AIM OF THE TASK: Output the first line of the listing and each line after it, up to and including the line that contains "arc[start angle=434.6, end angle=180, radius=83]", exactly as written, minus the pictures.

▬▬▬

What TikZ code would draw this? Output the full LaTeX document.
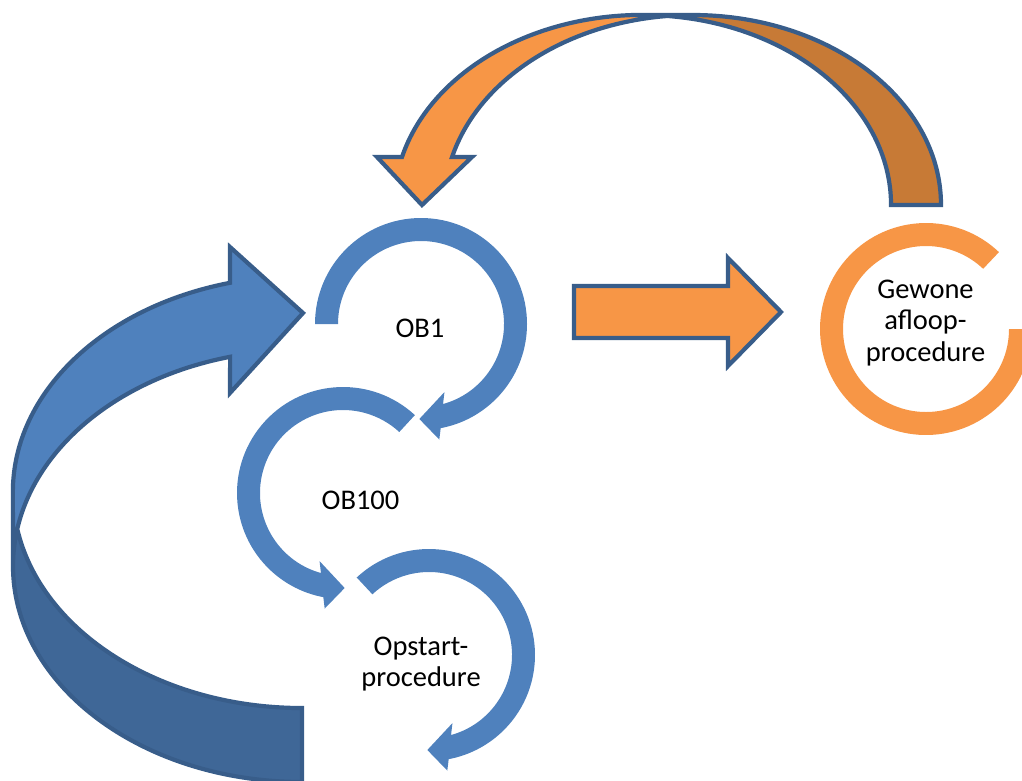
\documentclass[tikz,border=0pt]{standalone}
\usepackage{fontspec}
\setmainfont{Carlito}
\definecolor{cycleblue}{HTML}{4F81BD}
\definecolor{backblue}{HTML}{3F6797}
\definecolor{floworange}{HTML}{F79646}
\definecolor{backorange}{HTML}{C77A36}
\definecolor{rim}{HTML}{385D8A}
\tikzset{
  ring/.style={fill=cycleblue},
  loopring/.style={fill=floworange},
  rimline/.style={draw=rim, line width=4.2pt, line join=miter, miter limit=8},
  caption/.style={font=\fontsize{28.5}{31.5}\selectfont, align=center, inner sep=0pt, text=black}
}
\begin{document}
\begin{tikzpicture}[x=1pt, y=-1pt]
\useasboundingbox (0,0) rectangle (1022,780);
\clip (0,0) rectangle (1022,780);

% centres of the cycle rings
\coordinate (c-ob1) at (421,324);
\coordinate (c-ob100) at (343,493);
\coordinate (c-start) at (429,655);
\coordinate (c-run) at (926,329);

% OB1: clockwise ring from the left, head at the bottom
\fill[ring, shift={(c-ob1)}] (180:106) arc[start angle=180, end angle=439.3, radius=106]
  -- (441:117) -- (451:95) -- (431:72) -- (434.6:83)
  arc[start angle=434.6, end angle=180, radius=83] -- cycle;

% OB100: anticlockwise ring, head at the bottom
\fill[ring, shift={(c-ob100)}] (-47.3:106) arc[start angle=-47.3, end angle=-259.3, radius=106]
  -- (-261:117) -- (-271:95) -- (-251:72) -- (-254.6:83)
  arc[start angle=-254.6, end angle=-47.3, radius=83] -- cycle;

% start-up ring: clockwise, head at the bottom
\fill[ring, shift={(c-start)}] (227:106) arc[start angle=227, end angle=439.3, radius=106]
  -- (441:117) -- (451:95) -- (431:72) -- (434.6:83)
  arc[start angle=434.6, end angle=227, radius=83] -- cycle;

% normal run ring (orange)
\fill[loopring, shift={(c-run)}] (-46.5:106) arc[start angle=-46.5, end angle=-360, radius=106]
  -- (0:83) arc[start angle=-360, end angle=-46.5, radius=83] -- cycle;

% straight arrow OB1 -> normal run
\path[fill=floworange, rimline] (574,286) -- (728,286) -- (728,258) -- (781,312)
  -- (728,366) -- (728,338) -- (574,338) -- cycle;

% curved return arrow over the top (front face, back face, outline)
\fill[floworange] (692.5,15) arc[start angle=270, end angle=194.6, x radius=248.5, y radius=190]
  -- (472,157) -- (422,205) -- (377,157) -- (402,157)
  arc[start angle=194.6, end angle=270, x radius=248.5, y radius=190] -- cycle;
\fill[backorange] (891,205) arc[start angle=360, end angle=275.77, x radius=248.5, y radius=190]
  arc[start angle=264.23, end angle=360, x radius=248.5, y radius=190] -- cycle;
\draw[rimline] (667.5,15.96) arc[start angle=275.77, end angle=360, x radius=248.5, y radius=190]
  -- (941,205) arc[start angle=0, end angle=-165.4, x radius=248.5, y radius=190]
  -- (472,157) -- (422,205) -- (377,157) -- (402,157)
  arc[start angle=194.6, end angle=270, x radius=248.5, y radius=190] -- (692.5,15);

% big curved arrow on the left (front face, back face, outline)
\fill[cycleblue] (13,492) arc[start angle=180, end angle=255.6, x radius=289, y radius=216]
  -- (230,247) -- (303,313) -- (230,393) -- (230,356.8)
  arc[start angle=255.6, end angle=180, x radius=289, y radius=216] -- cycle;
\fill[backblue] (17.27,529) arc[start angle=189.86, end angle=90, x radius=289, y radius=216]
  -- (302,708) arc[start angle=90, end angle=170.14, x radius=289, y radius=216] -- cycle;
\draw[rimline] (17.27,529) arc[start angle=170.14, end angle=90, x radius=289, y radius=216]
  -- (302,782) arc[start angle=90, end angle=255.6, x radius=289, y radius=216]
  -- (230,393) -- (303,313) -- (230,247) -- (230,282.8)
  arc[start angle=255.6, end angle=180, x radius=289, y radius=216] -- (13,566);

% labels (base anchor sits on the last line)
\node[caption, anchor=base] (ob1) at (420,337) {OB1};
\node[caption, anchor=base] (ob100) at (360.5,509) {OB100};
\node[caption, anchor=base] (startup) at (421,686.5) {Opstart-\\procedure};
\node[caption, anchor=base] (run) at (925.5,361) {Gewone\\afloop-\\procedure};
\end{tikzpicture}
\end{document}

▬▬▬

THE ANSWER:
What TikZ code would draw this? Output the full LaTeX document.
\documentclass[tikz,border=0pt]{standalone}
\usepackage{fontspec}
\setmainfont{Carlito}
\definecolor{cycleblue}{HTML}{4F81BD}
\definecolor{backblue}{HTML}{3F6797}
\definecolor{floworange}{HTML}{F79646}
\definecolor{backorange}{HTML}{C77A36}
\definecolor{rim}{HTML}{385D8A}
\tikzset{
  ring/.style={fill=cycleblue},
  loopring/.style={fill=floworange},
  rimline/.style={draw=rim, line width=4.2pt, line join=miter, miter limit=8},
  caption/.style={font=\fontsize{28.5}{31.5}\selectfont, align=center, inner sep=0pt, text=black}
}
\begin{document}
\begin{tikzpicture}[x=1pt, y=-1pt]
\useasboundingbox (0,0) rectangle (1022,780);
\clip (0,0) rectangle (1022,780);

% centres of the cycle rings
\coordinate (c-ob1) at (421,324);
\coordinate (c-ob100) at (343,493);
\coordinate (c-start) at (429,655);
\coordinate (c-run) at (926,329);

% OB1: clockwise ring from the left, head at the bottom
\fill[ring, shift={(c-ob1)}] (180:106) arc[start angle=180, end angle=439.3, radius=106]
  -- (441:117) -- (451:95) -- (431:72) -- (434.6:83)
  arc[start angle=434.6, end angle=180, radius=83] -- cycle;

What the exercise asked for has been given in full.